I am reminded of one of my dearest friends. His name was Enos Poor Bear. A veteran of World War II, Enos always carried the memories of his days in the army with him. He was proud to have served, and if you visited his house near Wanblee (Eagle Nest) on the Pine Ridge Reservation, you would see portraits of himself and his army buddies hanging on the walls. At an inipi (sweat lodge) ceremony near the foot of the Black Hills he gave me my Lakota name Nanwica Kciji -- Stands Up For Them.

Enos died of heart problems several years ago.

During the days known as "Relocation" that took place in the 1950s, Enos took the option to "relocate" and, along with his family, he was sent to Chicago. The object of this failed Bureau of Indian Affairs program was to get the Indians off the reservations by sending them to the ghettoes of the big cities, training them in a profession and encouraging them to become a part of mainstream America.

I say failed program because most of those sent on relocation got homesick and came back to the reservation where they were raised. Nonetheless, this government experiment did a lot of damage to the Indian people. It disrupted the lives of close families. It introduced many rural Indians to drugs and alcohol. And it separated families from their traditions and culture. It also cost the taxpayers of America millions of dollars.

When Enos and his family first arrived in Chicago they settled into an apartment in a not-so-nice part of town paid for by the BIA. He was enrolled in a school to become a welder. Many years ago, I wrote that there are probably more unemployed welders living on Indian reservations than any other profession.

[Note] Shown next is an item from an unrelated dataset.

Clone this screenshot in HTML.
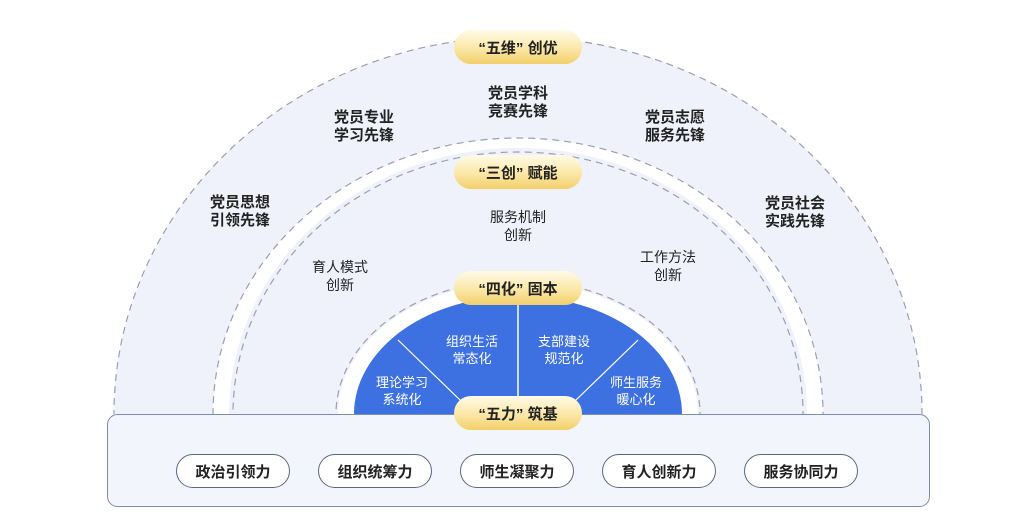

It seems the BIA thought all male Indians should be welders. Gotta weld those teepees together, you know.

Enos bought a Chicago Tribune, and when he opened it to the sports pages, he laughed out loud. It seems one of the Chicago baseball teams had just acquired Enos "Country" Slaughter, and the headline read, "Welcome to Chicago Enos." He cut out that headline, framed it, and hung it on the wall of his shabby apartment. Later, when he returned to the Pine Ridge Reservation, he would often show the headlines to visitors and say, "They liked me so much when I relocated to Chicago that they welcomed me with big headlines."

At Christmas time, I miss this Lakota elder and the wealth of knowledge he shared with me.
In the middle 1970s, I did a weekly television show called The First Americans for KEVN-TV in Rapid City. The station often allowed me to take a camera and go out to the different Indian reservations to gather interviews and background for my show.

I chose to spend a freezing evening with an elderly Lakota woman I really cared about. Her name was Agnes Yellow Boy. Agnes lived in one of the poorest districts of the reservation at a place called Calico. It is true that she was without many material things that Christmas, but in the Lakota way, she was one of the richest women in the world. In poor health and so weak she could barely speak, she was surrounded by a family that loved her.

When I turned on the television camera in her humble, log cabin, I felt like I was intruding, but Agnes and her children welcomed me with smiles and laughter. Agnes and I had gone to the Holy Rosary Mission Boarding School to get our education and we shared memories, good and bad, of those days.

Agnes hugged me before I walked into that freezing night to do my stand up close outside the door of her cabin. This was to be her last Christmas. It was not the chilling wind that brought tears to my eyes as I looked into the camera and wished the Yellow Boy family a Merry Christmas.